Bounded on the North by the town of Princeton; on the East by the town of Dayton;* on the South by the town of Kingston; on the West by Marquette county. It is nearly surrounded by marsh, the Grand River on the south and Puckaway on the west and north, a narrow strip of land connecting it with the town of Dayton on the east; the dry land in town is six miles east and west and two miles north and south. Two miles south of the village is about five acres of an uneven, irregular mass of rocks--a species of granite--the south side falling off into a sandy flat terminating in Grand River marsh; this mass of rocks is thirty feet high, broken and uneven; to the west an interval of twenty rods of marsh, rises another mass of the same formation covered with a growth of small cedars and oaks; half a mile farther north for a mile or more on the north shore of the marsh, rising from its edge, is an uneven, broken mass of the same formation extending west for nearly a mile; as it passes west, bearing inland for nearly half a mile, at its termination; rocks of the same formation in the towns of Seneca and Berlin.
The town is high, elevated, rolling lands; high lands clay loam; valleys sandy; fair quality of land, produces good crops.
Lake Puckaway, lying north and west of the town, about eight miles east and west and half a mile north and south. This lake, properly speaking, is a bay, Fox River running through it south-west to north-east; good fishing; a great place for ducks; the valley from shore to shore, north and south, is some four miles.
The first settler in this town, and in the county, was a Mr. Gleason, an Indian Trader, from the state of Vermont; he located in the village previous to 1831; had a store and land on the flat under cultivation.
Town organized 1849--H. A. Butterfield, J. Conley and J. Boyle, Supervisors; D. W. Akin, Clerk. First election forty votes, including all the west part of Marquette county.
Population Yankees, with the exception of a settlement of Norwegians, in north-west part of the town--about twenty families. Number of school districts, three.
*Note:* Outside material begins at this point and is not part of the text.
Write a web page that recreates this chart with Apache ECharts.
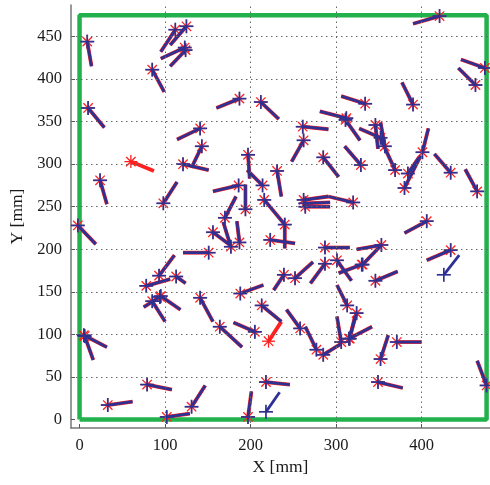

The population of the town, including the village, is about 800.
The village [of Marquette] is built upon the low, sandy flat adjoining the river; the hill-side may be fifty or sixty feet high; along the face of this hill are some good dwellings, rather tastily and very pleasantly located, embowered in trees and shrubbery, the trees standing and scattered over the face of the hill and at its foot, as nature planted them. No village in the county presents so picturesque a view.
John C. Gillespy, The History
* Dayton Township was subsequently absorbed by the towns of Green Lake and Marquette, the eastern two and a half sections running north-south becoming part of Green Lake and the western three and a half sections part of Marquette.